> [WORK TO BE COMPLETED]:
Both boundary lines count: repeat, exactly and alone, the lines from the one containing "Write the D3.js code for this chart." to the one containing "var hourTicks = [0, 4, 8, 12, 16, 20, 24];", with pictures left out.

> [DATA FOR PROCESSING]:
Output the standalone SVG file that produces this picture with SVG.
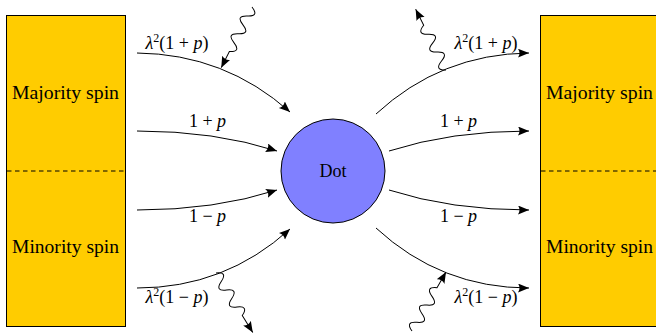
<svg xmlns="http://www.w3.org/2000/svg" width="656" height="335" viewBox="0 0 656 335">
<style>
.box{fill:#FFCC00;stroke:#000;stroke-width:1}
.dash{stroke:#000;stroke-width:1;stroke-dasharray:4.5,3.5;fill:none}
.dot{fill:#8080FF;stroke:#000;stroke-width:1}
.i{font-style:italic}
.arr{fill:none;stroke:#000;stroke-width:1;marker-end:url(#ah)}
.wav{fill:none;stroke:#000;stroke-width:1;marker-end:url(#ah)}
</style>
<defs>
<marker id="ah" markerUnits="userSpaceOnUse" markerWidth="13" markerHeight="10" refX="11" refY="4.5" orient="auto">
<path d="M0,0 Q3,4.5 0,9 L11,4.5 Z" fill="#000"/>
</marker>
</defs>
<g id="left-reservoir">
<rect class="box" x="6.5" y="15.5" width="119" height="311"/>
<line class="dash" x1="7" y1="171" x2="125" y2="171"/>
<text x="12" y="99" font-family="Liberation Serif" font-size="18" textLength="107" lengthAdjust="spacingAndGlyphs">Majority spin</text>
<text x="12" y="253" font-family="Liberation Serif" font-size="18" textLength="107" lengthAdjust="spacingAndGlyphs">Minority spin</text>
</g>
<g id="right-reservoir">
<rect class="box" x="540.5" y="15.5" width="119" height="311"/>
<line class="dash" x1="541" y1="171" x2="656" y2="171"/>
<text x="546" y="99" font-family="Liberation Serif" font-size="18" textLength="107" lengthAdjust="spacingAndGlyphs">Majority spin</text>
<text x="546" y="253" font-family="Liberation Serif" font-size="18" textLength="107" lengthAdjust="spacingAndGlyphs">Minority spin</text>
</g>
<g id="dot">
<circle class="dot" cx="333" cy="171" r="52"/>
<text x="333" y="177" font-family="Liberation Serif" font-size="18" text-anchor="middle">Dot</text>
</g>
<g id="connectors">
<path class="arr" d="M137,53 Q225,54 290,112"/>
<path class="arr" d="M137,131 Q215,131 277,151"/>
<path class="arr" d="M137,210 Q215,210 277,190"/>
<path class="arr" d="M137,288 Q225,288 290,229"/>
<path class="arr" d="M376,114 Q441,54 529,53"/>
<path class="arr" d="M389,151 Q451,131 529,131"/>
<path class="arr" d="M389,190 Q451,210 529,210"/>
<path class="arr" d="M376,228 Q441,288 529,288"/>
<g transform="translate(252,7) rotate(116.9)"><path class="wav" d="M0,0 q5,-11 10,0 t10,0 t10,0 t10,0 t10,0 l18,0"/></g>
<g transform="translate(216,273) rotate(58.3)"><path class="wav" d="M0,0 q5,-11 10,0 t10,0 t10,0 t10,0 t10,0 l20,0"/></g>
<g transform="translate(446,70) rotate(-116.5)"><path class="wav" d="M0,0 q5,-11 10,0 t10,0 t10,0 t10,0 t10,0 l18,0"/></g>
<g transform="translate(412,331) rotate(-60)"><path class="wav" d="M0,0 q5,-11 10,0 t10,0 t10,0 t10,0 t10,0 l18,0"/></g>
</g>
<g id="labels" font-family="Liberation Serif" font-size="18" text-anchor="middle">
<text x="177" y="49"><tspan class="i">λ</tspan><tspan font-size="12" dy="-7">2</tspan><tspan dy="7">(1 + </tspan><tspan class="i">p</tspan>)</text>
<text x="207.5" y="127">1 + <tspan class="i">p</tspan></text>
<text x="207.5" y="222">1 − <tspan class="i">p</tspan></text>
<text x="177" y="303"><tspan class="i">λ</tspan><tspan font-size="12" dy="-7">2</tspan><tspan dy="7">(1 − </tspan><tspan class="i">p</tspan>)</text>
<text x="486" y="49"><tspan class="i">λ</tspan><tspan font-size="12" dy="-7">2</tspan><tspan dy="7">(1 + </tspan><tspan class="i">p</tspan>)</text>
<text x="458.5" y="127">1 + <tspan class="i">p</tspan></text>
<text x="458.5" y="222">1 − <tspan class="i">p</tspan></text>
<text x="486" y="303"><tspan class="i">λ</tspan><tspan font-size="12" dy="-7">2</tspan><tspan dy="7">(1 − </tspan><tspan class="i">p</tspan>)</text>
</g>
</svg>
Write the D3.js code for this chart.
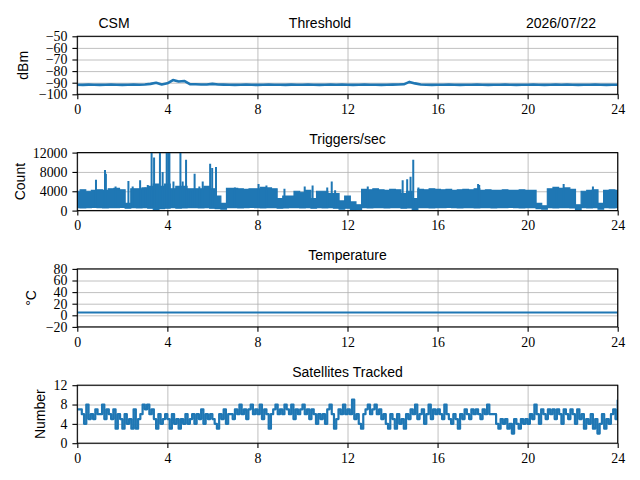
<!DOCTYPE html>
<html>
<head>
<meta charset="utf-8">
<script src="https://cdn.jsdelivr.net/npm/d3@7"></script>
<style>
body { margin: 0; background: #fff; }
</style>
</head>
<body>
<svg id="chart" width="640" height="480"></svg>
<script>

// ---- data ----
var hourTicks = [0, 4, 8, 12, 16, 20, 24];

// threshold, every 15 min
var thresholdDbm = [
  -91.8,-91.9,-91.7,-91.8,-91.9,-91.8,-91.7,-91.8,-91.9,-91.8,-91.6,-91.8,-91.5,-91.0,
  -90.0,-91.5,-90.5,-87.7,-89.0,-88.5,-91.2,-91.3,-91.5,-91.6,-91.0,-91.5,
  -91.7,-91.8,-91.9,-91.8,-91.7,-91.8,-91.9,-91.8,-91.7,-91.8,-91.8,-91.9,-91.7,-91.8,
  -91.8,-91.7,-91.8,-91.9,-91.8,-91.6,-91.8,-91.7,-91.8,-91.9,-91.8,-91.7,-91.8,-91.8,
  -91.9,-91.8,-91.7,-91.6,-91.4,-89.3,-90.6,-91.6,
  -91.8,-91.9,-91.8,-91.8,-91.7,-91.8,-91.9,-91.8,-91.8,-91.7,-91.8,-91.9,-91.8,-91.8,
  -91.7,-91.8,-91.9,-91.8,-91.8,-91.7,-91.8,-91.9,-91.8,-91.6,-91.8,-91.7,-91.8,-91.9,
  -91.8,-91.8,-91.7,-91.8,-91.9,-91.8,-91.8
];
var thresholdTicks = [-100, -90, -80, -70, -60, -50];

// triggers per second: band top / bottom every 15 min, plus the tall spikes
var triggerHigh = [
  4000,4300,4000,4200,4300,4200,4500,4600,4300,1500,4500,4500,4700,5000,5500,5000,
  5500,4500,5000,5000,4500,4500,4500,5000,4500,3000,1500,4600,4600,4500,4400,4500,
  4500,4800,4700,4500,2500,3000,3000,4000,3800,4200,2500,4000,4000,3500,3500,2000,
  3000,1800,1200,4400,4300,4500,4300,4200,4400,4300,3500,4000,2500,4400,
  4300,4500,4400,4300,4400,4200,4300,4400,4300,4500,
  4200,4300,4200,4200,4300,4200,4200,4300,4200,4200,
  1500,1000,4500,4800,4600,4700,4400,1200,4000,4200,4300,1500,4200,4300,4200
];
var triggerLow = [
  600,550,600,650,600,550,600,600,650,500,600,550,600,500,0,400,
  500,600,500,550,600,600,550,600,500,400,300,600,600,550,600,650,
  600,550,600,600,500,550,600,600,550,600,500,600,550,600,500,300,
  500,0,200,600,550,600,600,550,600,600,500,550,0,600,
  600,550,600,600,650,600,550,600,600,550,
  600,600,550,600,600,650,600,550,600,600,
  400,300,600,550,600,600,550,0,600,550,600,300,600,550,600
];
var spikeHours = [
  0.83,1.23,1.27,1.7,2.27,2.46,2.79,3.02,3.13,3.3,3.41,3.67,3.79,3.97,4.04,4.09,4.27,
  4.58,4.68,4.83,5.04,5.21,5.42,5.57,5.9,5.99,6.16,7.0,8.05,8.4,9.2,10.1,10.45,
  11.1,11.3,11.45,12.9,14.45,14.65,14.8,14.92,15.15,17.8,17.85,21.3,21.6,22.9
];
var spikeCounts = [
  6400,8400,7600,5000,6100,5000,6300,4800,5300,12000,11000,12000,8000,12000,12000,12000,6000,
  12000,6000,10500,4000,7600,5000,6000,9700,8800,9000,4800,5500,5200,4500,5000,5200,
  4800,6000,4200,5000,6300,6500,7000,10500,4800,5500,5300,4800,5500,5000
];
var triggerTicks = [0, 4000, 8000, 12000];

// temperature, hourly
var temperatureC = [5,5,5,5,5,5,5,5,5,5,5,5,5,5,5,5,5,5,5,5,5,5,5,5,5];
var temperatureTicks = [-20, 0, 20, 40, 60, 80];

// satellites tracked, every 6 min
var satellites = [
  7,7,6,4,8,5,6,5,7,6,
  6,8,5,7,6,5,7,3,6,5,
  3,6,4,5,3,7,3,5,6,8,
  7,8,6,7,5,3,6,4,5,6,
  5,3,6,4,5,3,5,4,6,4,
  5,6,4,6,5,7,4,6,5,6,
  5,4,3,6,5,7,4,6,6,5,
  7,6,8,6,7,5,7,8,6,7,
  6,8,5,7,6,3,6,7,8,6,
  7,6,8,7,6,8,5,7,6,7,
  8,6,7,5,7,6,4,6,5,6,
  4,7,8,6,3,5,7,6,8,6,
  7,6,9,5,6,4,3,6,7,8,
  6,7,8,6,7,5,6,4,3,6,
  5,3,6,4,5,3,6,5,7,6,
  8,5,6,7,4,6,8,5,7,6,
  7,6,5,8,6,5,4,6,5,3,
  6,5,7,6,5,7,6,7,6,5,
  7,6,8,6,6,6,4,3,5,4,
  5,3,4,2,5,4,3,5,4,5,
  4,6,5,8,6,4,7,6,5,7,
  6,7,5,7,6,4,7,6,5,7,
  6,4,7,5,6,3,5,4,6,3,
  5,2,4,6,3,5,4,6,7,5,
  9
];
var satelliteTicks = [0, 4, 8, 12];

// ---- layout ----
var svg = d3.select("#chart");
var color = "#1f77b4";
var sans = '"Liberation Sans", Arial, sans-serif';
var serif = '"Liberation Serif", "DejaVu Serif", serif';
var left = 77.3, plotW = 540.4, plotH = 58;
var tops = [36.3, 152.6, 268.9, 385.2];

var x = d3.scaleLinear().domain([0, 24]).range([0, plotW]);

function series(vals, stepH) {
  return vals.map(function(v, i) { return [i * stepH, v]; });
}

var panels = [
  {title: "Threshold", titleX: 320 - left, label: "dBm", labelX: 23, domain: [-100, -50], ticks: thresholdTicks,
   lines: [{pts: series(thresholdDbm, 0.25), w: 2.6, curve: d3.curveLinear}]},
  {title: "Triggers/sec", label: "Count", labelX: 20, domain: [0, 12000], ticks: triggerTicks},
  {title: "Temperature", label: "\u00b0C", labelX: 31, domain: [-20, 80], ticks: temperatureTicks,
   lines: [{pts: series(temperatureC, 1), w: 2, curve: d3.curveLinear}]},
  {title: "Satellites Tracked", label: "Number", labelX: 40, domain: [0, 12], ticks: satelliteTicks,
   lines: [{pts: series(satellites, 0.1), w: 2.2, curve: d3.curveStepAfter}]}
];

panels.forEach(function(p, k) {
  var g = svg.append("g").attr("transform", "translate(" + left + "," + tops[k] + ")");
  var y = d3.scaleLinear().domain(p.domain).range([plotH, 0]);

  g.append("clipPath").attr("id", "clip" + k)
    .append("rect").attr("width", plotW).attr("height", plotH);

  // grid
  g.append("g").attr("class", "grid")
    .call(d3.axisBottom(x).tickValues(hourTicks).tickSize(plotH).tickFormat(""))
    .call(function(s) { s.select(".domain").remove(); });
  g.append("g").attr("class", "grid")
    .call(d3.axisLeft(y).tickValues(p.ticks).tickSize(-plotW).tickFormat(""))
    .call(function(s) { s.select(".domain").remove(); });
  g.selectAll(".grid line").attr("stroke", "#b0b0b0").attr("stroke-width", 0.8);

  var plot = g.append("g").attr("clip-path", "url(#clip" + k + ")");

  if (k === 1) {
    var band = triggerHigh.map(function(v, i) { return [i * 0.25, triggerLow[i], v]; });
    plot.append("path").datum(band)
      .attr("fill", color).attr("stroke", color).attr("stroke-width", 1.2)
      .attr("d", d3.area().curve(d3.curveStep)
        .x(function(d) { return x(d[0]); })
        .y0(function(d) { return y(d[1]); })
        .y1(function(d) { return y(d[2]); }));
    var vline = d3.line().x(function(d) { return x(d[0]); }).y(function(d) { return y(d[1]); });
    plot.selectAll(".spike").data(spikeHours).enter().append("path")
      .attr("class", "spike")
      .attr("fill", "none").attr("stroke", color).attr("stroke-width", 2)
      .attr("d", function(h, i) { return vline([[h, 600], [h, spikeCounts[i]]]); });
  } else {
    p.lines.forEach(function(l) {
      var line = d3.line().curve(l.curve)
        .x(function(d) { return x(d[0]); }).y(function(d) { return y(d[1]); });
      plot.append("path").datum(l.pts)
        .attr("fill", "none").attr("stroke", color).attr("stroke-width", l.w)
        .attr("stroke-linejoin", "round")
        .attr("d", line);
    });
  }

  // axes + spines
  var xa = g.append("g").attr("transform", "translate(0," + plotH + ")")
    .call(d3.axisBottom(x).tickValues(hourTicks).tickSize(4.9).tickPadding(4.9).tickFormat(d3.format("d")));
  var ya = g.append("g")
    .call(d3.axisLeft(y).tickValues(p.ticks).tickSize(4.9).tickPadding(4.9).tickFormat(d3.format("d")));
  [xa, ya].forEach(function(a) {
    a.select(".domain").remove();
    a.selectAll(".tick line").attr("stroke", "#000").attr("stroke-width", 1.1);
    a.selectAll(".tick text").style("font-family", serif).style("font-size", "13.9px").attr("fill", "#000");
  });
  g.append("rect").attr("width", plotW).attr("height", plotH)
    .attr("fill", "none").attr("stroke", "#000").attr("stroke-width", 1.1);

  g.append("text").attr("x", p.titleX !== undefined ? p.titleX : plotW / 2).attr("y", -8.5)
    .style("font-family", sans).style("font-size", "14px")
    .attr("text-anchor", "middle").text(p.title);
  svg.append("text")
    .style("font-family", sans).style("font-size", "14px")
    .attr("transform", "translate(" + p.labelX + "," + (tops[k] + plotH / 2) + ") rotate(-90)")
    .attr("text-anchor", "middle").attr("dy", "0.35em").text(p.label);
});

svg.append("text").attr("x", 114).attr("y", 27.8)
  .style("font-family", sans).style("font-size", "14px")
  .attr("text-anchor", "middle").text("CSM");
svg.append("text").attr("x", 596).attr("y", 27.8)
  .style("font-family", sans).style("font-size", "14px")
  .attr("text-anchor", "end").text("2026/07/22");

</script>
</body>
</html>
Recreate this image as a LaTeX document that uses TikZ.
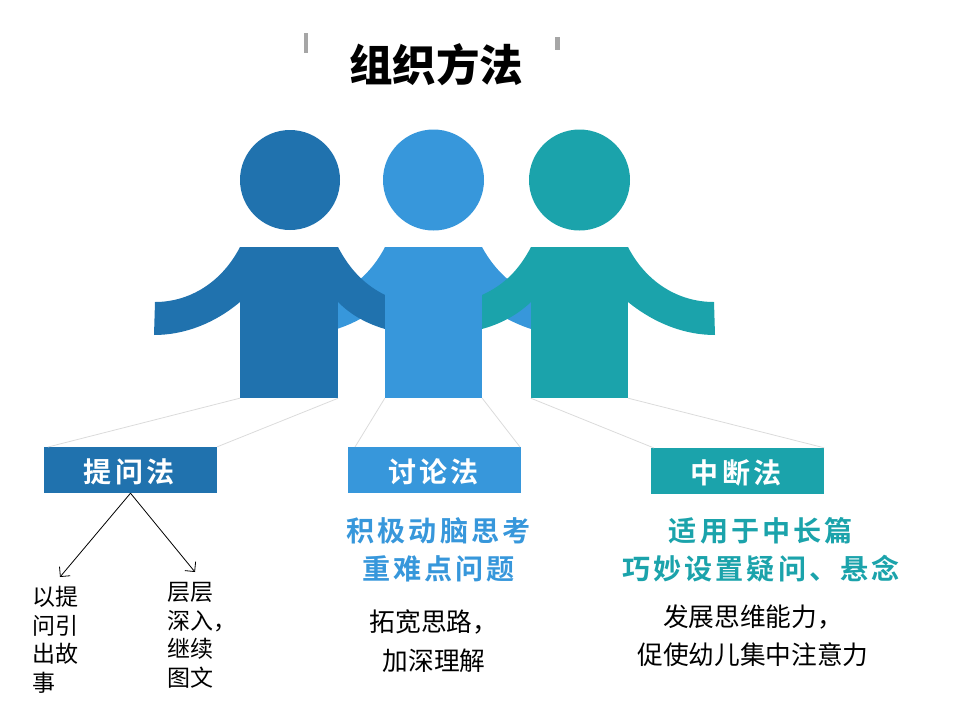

> [RESULT OF THIS TASK]:
Write the D3.js code for this chart.
<!DOCTYPE html>
<html>
<head>
<meta charset="utf-8">
<script src="https://cdn.jsdelivr.net/npm/d3@7"></script>
<style>
body { margin: 0; background: #fff; }
</style>
</head>
<body>
<svg id="chart" width="640" height="480"></svg>
<script>

// ---- data ----
var hourTicks = [0, 4, 8, 12, 16, 20, 24];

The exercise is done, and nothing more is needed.